Divine intervention gave Michigan a 1-1 tie that night.
“What has to be remembered about that game was how well MSU was playing when it happened, and that would have been a 2-0 lead on a young goalie (Sauer was an 18-year-old freshman) on the road,” said Saski, an astute historian of the rivalry and the CCHA. “The week before MSU had shut them out and earlier that season rallied twice for a 3-3 tie at Yost in Jeff Lerg’s first game in the rivalry. MSU kind of had control of the rivalry at that point. The year before it was all Michigan.”
Miller, along with the nine other members of his family to oppose the Maize and Blue in this rivalry, certainly made his mark on its history.
“Drew might have been a freshman when this happened, but he singlehandedly stole a point at Yost,” said Saski, who also worked that game. “Michigan had an early lead and Al Montoya was playing great in goal for Michigan. Then Miller improbably scored two goals in the last three minutes to tie the game, the last one being as time literally expired. I’ve never heard Yost that quiet since.”
As a side note, on the scoresheet that night were three future NHLers in Slater, Miller (who won a Cup with Anaheim) and Jeff Tambellini and a first-round draft choice in Montoya.
Lerg and Sauer, both seniors, should oppose each other this weekend at least once. Michigan comes in off a huge win last Friday at Minnesota while the Spartans tied the Gophers 4-4 on Saturday. If playing a rival brings out the best in you, this weekend should be unreal as both teams need wins.
Another of college hockey’s great atmosphere venues hosts a renewal of a rivalry not much discussed outside of New York State when Lynah Rink at Cornell hosts the latest installment of Clarkson-Cornell on Friday. Cornell is 5-3-2 against Clarkson in their last 10 games but the last three have all gone against the Big Red in the form of an 0-2-1 stretch.
Cornell, usually an annual visitor to the ECACHL title game in Albany, N.Y., has watched Clarkson win the league’s playoff title two seasons ago and has also seen the Golden Knights in the NCAA tourney the past two years while the Big Red have sat idle. They last went to the field of 16 three years ago, losing that epic triple-overtime game to eventual champ Wisconsin 1-0 in Green Bay, Wis.

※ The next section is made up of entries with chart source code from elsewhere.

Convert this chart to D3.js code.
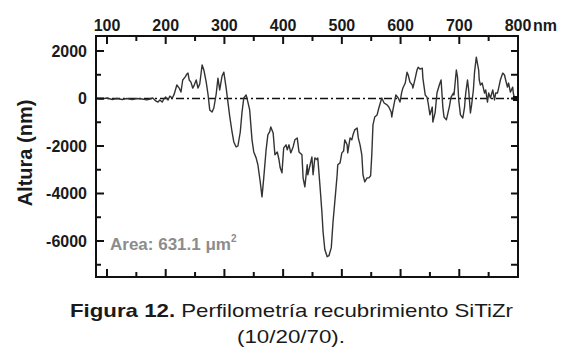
<!DOCTYPE html>
<html>
<head>
<meta charset="utf-8">
<script src="https://cdn.jsdelivr.net/npm/d3@7"></script>
<style>
  body { margin: 0; background: #fff; }
  svg { display: block; font-family: "Liberation Sans", Arial, sans-serif; }
</style>
</head>
<body>
<svg id="chart" width="570" height="357"></svg>
<script>
// profile: position (nm on top axis) and height (nm)
const posX = [83, 91, 100, 109, 117, 126, 134, 143, 151, 160, 168, 173, 178, 183, 187, 190, 194, 197, 200, 204,
  207, 211, 214, 219, 223, 226, 229, 233, 236, 238, 240, 243, 246, 248, 252, 255, 258, 262, 265, 269,
  272, 275, 279, 282, 286, 289, 292, 296, 299, 303, 306, 309, 313, 316, 320, 323, 327, 330, 333, 337,
  340, 343, 347, 350, 354, 357, 361, 364, 367, 371, 374, 377, 379, 383, 386, 390, 393, 395, 398, 401,
  405, 407, 410, 413, 417, 420, 424, 427, 432, 434, 437, 441, 442, 446, 449, 451, 454, 458, 459, 463,
  466, 468, 471, 475, 478, 482, 485, 489, 492, 493, 497, 500, 503, 505, 509, 510, 514, 517, 519, 522,
  526, 528, 531, 534, 536, 539, 543, 546, 549, 551, 553, 556, 560, 563, 568, 572, 577, 580, 584, 585,
  587, 592, 596, 599, 602, 604, 608, 611, 613, 616, 620, 621, 625, 628, 630, 633, 637, 638, 642, 645,
  647, 650, 654, 655, 659, 662, 666, 669, 672, 674, 678, 681, 683, 686, 690, 691, 695, 697, 699, 702,
  706, 709, 711, 714, 716, 719, 721, 724, 726, 729, 733, 734, 736, 739, 743, 745, 748, 750, 753, 757,
  760, 762, 765, 767, 770, 774, 777, 779, 782, 784, 787, 791, 792, 794, 798, 800];
const heightY = [0, -20, 20, -40, 0, -40, 0, -40, 0, -20, -60, -20, 20, -100, -150, -60, -150, -20, 60, -60,
  100, 20, 150, 570, 440, 270, 780, 900, 1030, 1070, 780, 690, 440, 530, 780, 440, 610, 1410, 1200, 690,
  190, -480, -570, -400, 190, 860, 360, 950, 1110, 440, -150, -740, -1410, -1830, -2040, -2000, -1410, -570, 20, 150,
  -150, -480, -1740, -2250, -2500, -2790, -3510, -4140, -3340, -2160, -1530, -1410, -1200, -1450, -2370, -2250, -2580, -2920, -3130, -2080,
  -1950, -2160, -1950, -2290, -2040, -1740, -1660, -2250, -2370, -3340, -3720, -2790, -3210, -2790, -2460, -3210, -2500, -2580, -2500, -3760,
  -4770, -5610, -6360, -6660, -6620, -6280, -5190, -4070, -3210, -2790, -2710, -2290, -2210, -1740, -1950, -2290, -1660, -1740, -1530, -1320,
  -1240, -1660, -1950, -2370, -3210, -3510, -3340, -3340, -3250, -2370, -1110, -780, -690, -400, 20, -190, -270, -360, -570, -780,
  -480, 150, 20, -150, 270, 440, 650, 1110, 990, 690, 570, 440, 860, 1200, 1320, 1240, 1280, 860, 150, 60,
  -190, -690, -360, -990, -570, 230, 570, 780, -360, -780, -900, -570, -360, 60, 230, 150, 1200, 900, -60, -690,
  -820, -360, 230, 780, 360, -610, -270, 360, 1110, 1740, 1200, 780, 570, 650, 230, 360, -150, 230, 20, 360,
  -60, 230, 230, 440, 780, 1070, 990, 780, 480, 650, 270, 480, 230, 20, -60, -150];

const topTicks = [100, 200, 300, 400, 500, 600, 700, 800];
const topMinor = [150, 250, 350, 450, 550, 650, 750];
const leftTicks = [2000, 0, -2000, -4000, -6000];
const leftMinor = [1000, -1000, -3000, -5000, -7000];
const rightTicks = [2000, 1000, 0, -1000, -2000, -3000, -4000, -5000, -6000, -7000];
const areaLabel = "Area: 631.1 \u03bcm";

const margin = { top: 36, right: 52, bottom: 80, left: 96 },
  width = 570 - margin.left - margin.right,
  height = 357 - margin.top - margin.bottom;

const svg = d3.select("#chart");
const g = svg.append("g").attr("transform", `translate(${margin.left},${margin.top})`);

const x = d3.scaleLinear().domain([81.3, 800]).range([0, width]);
const y = d3.scaleLinear().domain([-7516, 2632]).range([height, 0]);

// zero reference line (dash-dot)
g.append("line")
  .attr("x1", 0).attr("x2", width)
  .attr("y1", y(0)).attr("y2", y(0))
  .attr("stroke", "#111").attr("stroke-width", 1.6)
  .attr("stroke-dasharray", "8,3,2,3");

// profile
const pts = posX.map((d, i) => [d, heightY[i]]);
g.append("path")
  .datum(pts)
  .attr("fill", "none")
  .attr("stroke", "#333")
  .attr("stroke-width", 1.4)
  .attr("stroke-linejoin", "round")
  .attr("d", d3.line().x(d => x(d[0])).y(d => y(d[1])));

// end marker at the right edge
g.append("rect")
  .attr("x", x(800) - 5).attr("y", y(0) - 2.5)
  .attr("width", 5).attr("height", 5)
  .attr("fill", "#111");

// frame
g.append("rect")
  .attr("width", width).attr("height", height)
  .attr("fill", "none").attr("stroke", "#111").attr("stroke-width", 2);

// ticks (all pointing inward)
const tk = g.append("g").attr("stroke", "#111").attr("stroke-width", 2);
topTicks.forEach(v => {
  tk.append("line").attr("x1", x(v)).attr("x2", x(v)).attr("y1", 0).attr("y2", 8);
  tk.append("line").attr("x1", x(v)).attr("x2", x(v)).attr("y1", height).attr("y2", height - 8);
});
topMinor.forEach(v => {
  tk.append("line").attr("x1", x(v)).attr("x2", x(v)).attr("y1", 0).attr("y2", 5);
  tk.append("line").attr("x1", x(v)).attr("x2", x(v)).attr("y1", height).attr("y2", height - 5);
});
leftTicks.forEach(v => {
  tk.append("line").attr("x1", 0).attr("x2", 8).attr("y1", y(v)).attr("y2", y(v));
});
leftMinor.forEach(v => {
  tk.append("line").attr("x1", 0).attr("x2", 5).attr("y1", y(v)).attr("y2", y(v));
});
rightTicks.forEach(v => {
  tk.append("line").attr("x1", width).attr("x2", width - 7).attr("y1", y(v)).attr("y2", y(v));
});

// tick labels
g.selectAll(".xlab")
  .data(topTicks)
  .join("text")
  .attr("class", "xlab")
  .attr("x", d => x(d)).attr("y", -5)
  .attr("text-anchor", "middle")
  .style("font-size", "16px").style("font-weight", "bold").attr("fill", "#1a1a1a")
  .text(d => d);
g.append("text")
  .attr("x", x(800) + 15).attr("y", -5)
  .style("font-size", "16px").style("font-weight", "bold").attr("fill", "#1a1a1a")
  .text("nm");

g.selectAll(".ylab")
  .data(leftTicks)
  .join("text")
  .attr("class", "ylab")
  .attr("x", -9).attr("y", d => y(d)).attr("dy", "0.36em")
  .attr("text-anchor", "end")
  .style("font-size", "16px").style("font-weight", "bold").attr("fill", "#1a1a1a")
  .text(d => d);

// axis title
svg.append("text")
  .attr("transform", "translate(32,153) rotate(-90)")
  .attr("text-anchor", "middle")
  .style("font-size", "20px").style("font-weight", "bold").attr("fill", "#1a1a1a")
  .text("Altura (nm)");

// area annotation
const area = svg.append("text")
  .attr("x", 110).attr("y", 250)
  .style("font-size", "17px").style("font-weight", "bold").attr("fill", "#8c8c8c")
  .text(areaLabel);
area.append("tspan").attr("dy", -8).style("font-size", "10px").text("2");

// caption
const cap = svg.append("text")
  .attr("x", 70).attr("y", 317)
  .attr("textLength", 443).attr("lengthAdjust", "spacingAndGlyphs")
  .style("font-size", "19px").attr("fill", "#1a1a1a");
cap.append("tspan").style("font-weight", "bold").text("Figura 12.");
cap.append("tspan").text(" Perfilometría recubrimiento SiTiZr");
svg.append("text")
  .attr("x", 237).attr("y", 343)
  .attr("textLength", 108).attr("lengthAdjust", "spacingAndGlyphs")
  .style("font-size", "19px").attr("fill", "#1a1a1a")
  .text("(10/20/70).");
</script>
</body>
</html>
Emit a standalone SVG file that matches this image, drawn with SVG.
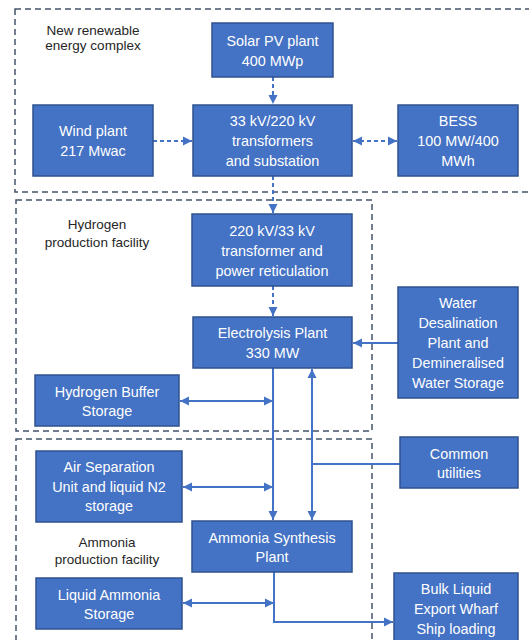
<svg xmlns="http://www.w3.org/2000/svg" width="529" height="640" viewBox="0 0 529 640">
<defs>
<style>
.region{fill:none;stroke:#44546A;stroke-width:1.5;stroke-dasharray:6 4}
.lbl{font-family:"Liberation Sans",Arial,sans-serif;font-size:13.5px;fill:#262626;text-anchor:middle}
.box{fill:#4472C4;stroke:#2F528F;stroke-width:1.5}
.t{font-family:"Liberation Sans",Arial,sans-serif;font-size:14.4px;fill:#FFFFFF;text-anchor:middle}
.c{fill:none;stroke:#4472C4;stroke-width:2}
.d{stroke-dasharray:4 3}
</style>
<marker id="ah" markerUnits="userSpaceOnUse" markerWidth="10" markerHeight="10" refX="9" refY="5" orient="auto">
<path d="M0,0.5 L9,5 L0,9.5 Z" fill="#4472C4"/>
</marker>
<marker id="as" markerUnits="userSpaceOnUse" markerWidth="10" markerHeight="10" refX="0" refY="5" orient="auto">
<path d="M9,0.5 L0,5 L9,9.5 Z" fill="#4472C4"/>
</marker>
</defs>
<rect width="529" height="640" fill="#FFFFFF"/>
<g id="regions">
<rect class="region" x="15" y="9" width="530" height="183"/>
<rect class="region" x="16" y="200" width="356" height="231"/>
<rect class="region" x="16" y="439" width="356" height="230"/>
<text class="lbl"><tspan x="93" y="35">New renewable</tspan><tspan x="93" y="50">energy complex</tspan></text>
<text class="lbl"><tspan x="97" y="229">Hydrogen</tspan><tspan x="97" y="247">production facility</tspan></text>
<text class="lbl"><tspan x="107" y="547">Ammonia</tspan><tspan x="107" y="564">production facility</tspan></text>
</g>
<g id="connectors">
<line class="c d" x1="273" y1="77" x2="273" y2="104" marker-end="url(#ah)"/>
<line class="c d" x1="153" y1="141" x2="192" y2="141" marker-end="url(#ah)"/>
<line class="c d" x1="353" y1="141" x2="397" y2="141" marker-start="url(#as)" marker-end="url(#ah)"/>
<line class="c d" x1="273" y1="176" x2="273" y2="213" marker-end="url(#ah)"/>
<line class="c d" x1="273" y1="286" x2="273" y2="316" marker-end="url(#ah)"/>
<line class="c" x1="398" y1="343" x2="353" y2="343" marker-end="url(#ah)"/>
<line class="c" x1="273" y1="368" x2="273" y2="520" marker-end="url(#ah)"/>
<line class="c" x1="180" y1="401" x2="273" y2="401" marker-start="url(#as)" marker-end="url(#ah)"/>
<line class="c" x1="183" y1="487" x2="273" y2="487" marker-start="url(#as)" marker-end="url(#ah)"/>
<line class="c" x1="400" y1="464" x2="312" y2="464"/>
<line class="c" x1="312" y1="464" x2="312" y2="369" marker-end="url(#ah)"/>
<line class="c" x1="312" y1="464" x2="312" y2="520" marker-end="url(#ah)"/>
<line class="c" x1="183" y1="603" x2="274" y2="603" marker-start="url(#as)" marker-end="url(#ah)"/>
<polyline class="c" points="274,572 274,622 393,622" marker-end="url(#ah)"/>
</g>
<g id="solar"><rect class="box" x="212" y="23" width="121" height="54"/><text class="t"><tspan x="272.5" y="46">Solar PV plant</tspan><tspan x="272.5" y="66">400 MWp</tspan></text></g>
<g id="wind"><rect class="box" x="33" y="105" width="120" height="71"/><text class="t"><tspan x="93" y="136">Wind plant</tspan><tspan x="93" y="156">217 Mwac</tspan></text></g>
<g id="substation"><rect class="box" x="193" y="105" width="159" height="71"/><text class="t"><tspan x="272.5" y="126">33 kV/220 kV</tspan><tspan x="272.5" y="146">transformers</tspan><tspan x="272.5" y="166">and substation</tspan></text></g>
<g id="bess"><rect class="box" x="398" y="105" width="120" height="71"/><text class="t"><tspan x="458" y="126">BESS</tspan><tspan x="458" y="146">100 MW/400</tspan><tspan x="458" y="166">MWh</tspan></text></g>
<g id="reticulation"><rect class="box" x="192" y="214" width="160" height="72"/><text class="t"><tspan x="272" y="236">220 kV/33 kV</tspan><tspan x="272" y="256">transformer and</tspan><tspan x="272" y="276">power reticulation</tspan></text></g>
<g id="electrolysis"><rect class="box" x="193" y="317" width="159" height="51"/><text class="t"><tspan x="272.5" y="338">Electrolysis Plant</tspan><tspan x="272.5" y="358">330 MW</tspan></text></g>
<g id="water"><rect class="box" x="398" y="287" width="120" height="111"/><text class="t"><tspan x="458" y="308">Water</tspan><tspan x="458" y="328">Desalination</tspan><tspan x="458" y="348">Plant and</tspan><tspan x="458" y="368">Demineralised</tspan><tspan x="458" y="388">Water Storage</tspan></text></g>
<g id="h2buffer"><rect class="box" x="35" y="375" width="144" height="51"/><text class="t"><tspan x="107" y="397">Hydrogen Buffer</tspan><tspan x="107" y="416">Storage</tspan></text></g>
<g id="utilities"><rect class="box" x="400" y="437" width="118" height="51"/><text class="t"><tspan x="459" y="459">Common</tspan><tspan x="459" y="478">utilities</tspan></text></g>
<g id="asu"><rect class="box" x="36" y="451" width="146" height="71"/><text class="t"><tspan x="109" y="472">Air Separation</tspan><tspan x="109" y="492">Unit and liquid N2</tspan><tspan x="109" y="511">storage</tspan></text></g>
<g id="synthesis"><rect class="box" x="192" y="521" width="160" height="51"/><text class="t"><tspan x="272" y="543">Ammonia Synthesis</tspan><tspan x="272" y="562">Plant</tspan></text></g>
<g id="nh3storage"><rect class="box" x="36" y="578" width="146" height="51"/><text class="t"><tspan x="109" y="600">Liquid Ammonia</tspan><tspan x="109" y="619">Storage</tspan></text></g>
<g id="wharf"><rect class="box" x="394" y="573" width="124" height="80"/><text class="t"><tspan x="456" y="594">Bulk Liquid</tspan><tspan x="456" y="614">Export Wharf</tspan><tspan x="456" y="634">Ship loading</tspan></text></g>
</svg>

The lone ECAC Hockey team to hold an advantage over Clarkson in its all-time series, Cornell is the Knights’ oldest current rival, having first played during the 1922-23 campaign with the teams battling to a 0-0 tie in Ithaca. The Big Red leads the rivalry against the Knights 51-49-11. Clarkson took two from the Big Red last year, winning 4-2 at Lynah Rink and 4-1 at Cheel Arena, for its first conference sweep in the rivalry since the 1998-99 campaign.
Don’t think that hasn’t been discussed at the water coolers in Ithaca. Clarkson’s victory in Ithaca last Jan. 20 was its first win at Lynah since March 6, 1999.
There you have it. No Minnesota-North Dakota this weekend, or Gophers-Badgers. Can’t find Maine and New Hampshire on the docket. Harvard-Cornell will wait until Valentine’s Day (how about the Crimson and Big Red on Valentine’s Day?). Army and Air Force have other dates, as do Northern Michigan and Michigan Tech.
It’s hard to find a bad battle among old foes in college hockey and when they happen, celebrate the tradition that they have built. If you like intensity, Yost, Conte, Lynah, Agganis and Munn are your hotbeds this weekend.